Step 1: Clone the PanTools pipeline v4

The PanTools pipeline contains all PanTools functions. We will use it here to create a pangenome and run all steps discussed above.

$ git clone https://github.com/PanUtils/pantools-pipeline-v4.git

Step 2: Run PanTools to for PanVA-specific analyses

The snakemake rule panva takes care of creating a pangenome and running all necessary functions to create a PanVA instance. Those are started with the same command, outlined below.

$ snakemake panva --use-conda --snakefile pantools-pipeline-v4/workflow/Snakefile --configfile config/<target-dataset>_pantools.yaml --cores <threads>

This will create a pangenome database from which PanVA files can be generated.

5: Generate input for PanVA instance

Goal:
  • Preprocessing data for PanVA

Step 1: Clone the export-to-panva python script

$ git clone https://github.com/PanUtils/export-to-panva.git

Step 2: Create a conda environment for the script

$ mamba env create -n export-to-panva -f export-to-panva/envs/pantova.yaml
$ conda activate export-to-panva

Note

Make sure to create an environment that can deal with Intel-based dependencies if you are on a silicon-based Mac.

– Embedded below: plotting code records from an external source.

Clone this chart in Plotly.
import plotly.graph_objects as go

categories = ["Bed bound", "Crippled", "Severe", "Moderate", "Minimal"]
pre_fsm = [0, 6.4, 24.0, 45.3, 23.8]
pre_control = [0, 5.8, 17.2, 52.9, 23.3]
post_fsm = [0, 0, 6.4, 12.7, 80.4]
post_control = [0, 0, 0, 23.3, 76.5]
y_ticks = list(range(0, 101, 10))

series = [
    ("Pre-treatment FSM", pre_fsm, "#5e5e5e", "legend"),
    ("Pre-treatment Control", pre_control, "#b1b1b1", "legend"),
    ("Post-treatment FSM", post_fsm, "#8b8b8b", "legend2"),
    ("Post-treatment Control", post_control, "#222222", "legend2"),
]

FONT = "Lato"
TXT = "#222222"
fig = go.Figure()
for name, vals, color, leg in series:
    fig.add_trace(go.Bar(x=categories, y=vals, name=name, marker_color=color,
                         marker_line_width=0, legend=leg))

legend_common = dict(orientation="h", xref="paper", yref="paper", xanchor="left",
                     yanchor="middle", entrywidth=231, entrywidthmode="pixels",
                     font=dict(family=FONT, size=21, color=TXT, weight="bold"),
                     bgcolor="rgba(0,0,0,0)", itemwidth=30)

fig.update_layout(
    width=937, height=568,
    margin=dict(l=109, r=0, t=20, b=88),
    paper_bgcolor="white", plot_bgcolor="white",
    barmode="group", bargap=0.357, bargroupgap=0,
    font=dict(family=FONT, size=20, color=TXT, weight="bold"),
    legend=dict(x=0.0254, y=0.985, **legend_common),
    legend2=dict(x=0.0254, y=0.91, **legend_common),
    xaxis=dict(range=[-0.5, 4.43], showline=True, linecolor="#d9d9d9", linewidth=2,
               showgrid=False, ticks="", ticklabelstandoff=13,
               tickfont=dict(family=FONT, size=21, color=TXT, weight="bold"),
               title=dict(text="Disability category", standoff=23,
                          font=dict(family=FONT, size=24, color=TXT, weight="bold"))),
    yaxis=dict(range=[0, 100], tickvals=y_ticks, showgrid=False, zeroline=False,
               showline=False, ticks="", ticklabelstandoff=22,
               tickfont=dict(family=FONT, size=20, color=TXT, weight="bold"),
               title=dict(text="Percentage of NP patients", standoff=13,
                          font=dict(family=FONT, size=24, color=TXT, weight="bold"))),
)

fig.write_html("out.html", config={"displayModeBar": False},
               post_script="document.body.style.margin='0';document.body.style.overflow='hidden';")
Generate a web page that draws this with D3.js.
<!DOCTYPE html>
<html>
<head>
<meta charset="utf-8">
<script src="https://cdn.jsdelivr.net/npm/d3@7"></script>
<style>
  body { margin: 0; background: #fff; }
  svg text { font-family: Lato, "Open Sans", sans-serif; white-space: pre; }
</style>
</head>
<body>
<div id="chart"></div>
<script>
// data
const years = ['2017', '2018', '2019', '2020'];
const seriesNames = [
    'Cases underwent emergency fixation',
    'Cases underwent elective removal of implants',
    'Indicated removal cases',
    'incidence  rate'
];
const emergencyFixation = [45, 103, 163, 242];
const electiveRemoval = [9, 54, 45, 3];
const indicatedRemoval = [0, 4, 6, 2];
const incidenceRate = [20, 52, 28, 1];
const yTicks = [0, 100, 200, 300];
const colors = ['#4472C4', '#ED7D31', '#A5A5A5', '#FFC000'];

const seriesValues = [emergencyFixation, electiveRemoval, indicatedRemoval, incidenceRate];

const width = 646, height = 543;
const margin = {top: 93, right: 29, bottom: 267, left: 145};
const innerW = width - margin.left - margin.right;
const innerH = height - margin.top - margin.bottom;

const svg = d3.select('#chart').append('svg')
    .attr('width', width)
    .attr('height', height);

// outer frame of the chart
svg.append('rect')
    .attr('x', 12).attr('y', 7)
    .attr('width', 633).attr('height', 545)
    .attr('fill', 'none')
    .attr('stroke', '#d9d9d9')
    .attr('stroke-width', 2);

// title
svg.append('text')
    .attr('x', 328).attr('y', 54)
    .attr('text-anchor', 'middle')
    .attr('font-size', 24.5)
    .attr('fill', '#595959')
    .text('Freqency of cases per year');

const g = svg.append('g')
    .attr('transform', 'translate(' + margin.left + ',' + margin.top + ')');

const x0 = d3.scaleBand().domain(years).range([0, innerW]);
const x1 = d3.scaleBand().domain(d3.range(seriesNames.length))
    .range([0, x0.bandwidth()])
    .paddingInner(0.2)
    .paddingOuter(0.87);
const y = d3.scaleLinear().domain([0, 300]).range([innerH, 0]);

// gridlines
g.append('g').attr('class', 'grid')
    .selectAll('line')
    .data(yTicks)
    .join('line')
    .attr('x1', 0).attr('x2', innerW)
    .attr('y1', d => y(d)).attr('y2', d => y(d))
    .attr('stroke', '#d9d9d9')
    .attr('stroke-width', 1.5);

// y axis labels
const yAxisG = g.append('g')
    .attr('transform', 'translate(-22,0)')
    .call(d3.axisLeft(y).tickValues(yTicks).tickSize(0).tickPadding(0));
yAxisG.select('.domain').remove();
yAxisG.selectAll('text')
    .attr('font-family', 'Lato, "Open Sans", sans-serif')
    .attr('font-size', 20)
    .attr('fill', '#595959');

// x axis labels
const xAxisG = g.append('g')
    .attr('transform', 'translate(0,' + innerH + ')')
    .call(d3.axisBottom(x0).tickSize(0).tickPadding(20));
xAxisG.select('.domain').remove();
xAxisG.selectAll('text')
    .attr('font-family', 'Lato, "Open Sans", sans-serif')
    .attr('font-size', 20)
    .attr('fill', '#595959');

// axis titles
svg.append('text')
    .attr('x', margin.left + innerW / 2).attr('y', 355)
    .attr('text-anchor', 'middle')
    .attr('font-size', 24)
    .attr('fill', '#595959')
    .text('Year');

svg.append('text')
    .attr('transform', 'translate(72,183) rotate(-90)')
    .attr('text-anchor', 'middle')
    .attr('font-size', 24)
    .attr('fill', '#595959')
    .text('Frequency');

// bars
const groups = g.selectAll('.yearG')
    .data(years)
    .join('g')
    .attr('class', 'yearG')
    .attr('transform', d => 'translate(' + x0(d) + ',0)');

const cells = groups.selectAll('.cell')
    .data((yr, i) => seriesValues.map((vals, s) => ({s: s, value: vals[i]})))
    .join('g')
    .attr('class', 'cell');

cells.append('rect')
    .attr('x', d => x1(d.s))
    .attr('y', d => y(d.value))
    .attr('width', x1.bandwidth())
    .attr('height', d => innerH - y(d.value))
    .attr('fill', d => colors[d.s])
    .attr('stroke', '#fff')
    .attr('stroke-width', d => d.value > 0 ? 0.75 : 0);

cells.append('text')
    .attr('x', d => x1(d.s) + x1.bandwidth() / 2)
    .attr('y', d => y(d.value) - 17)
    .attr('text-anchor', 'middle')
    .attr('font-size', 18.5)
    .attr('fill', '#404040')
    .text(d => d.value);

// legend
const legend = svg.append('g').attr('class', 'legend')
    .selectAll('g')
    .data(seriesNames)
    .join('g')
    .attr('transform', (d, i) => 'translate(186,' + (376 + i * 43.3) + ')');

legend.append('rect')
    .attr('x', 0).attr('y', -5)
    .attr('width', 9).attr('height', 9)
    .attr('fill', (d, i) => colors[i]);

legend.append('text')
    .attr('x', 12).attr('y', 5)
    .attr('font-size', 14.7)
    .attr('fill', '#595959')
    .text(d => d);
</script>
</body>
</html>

Step 3: Run the export script

The export script reads data from the pangenome database and converts it to the proper format for PanVA. Run the following command from the root of the data package, to create the inputs for PanVA:

$ python3 export-to-panva/scripts/pan_to_va.py config/<target-dataset>_panva.ini

6: Create a PanVA instance

Goal:
  • Set up the PanVA instance

With the output of the export script, you should be able to create a PanVA instance for your dataset using the instructions from PanVA’s Technical Test.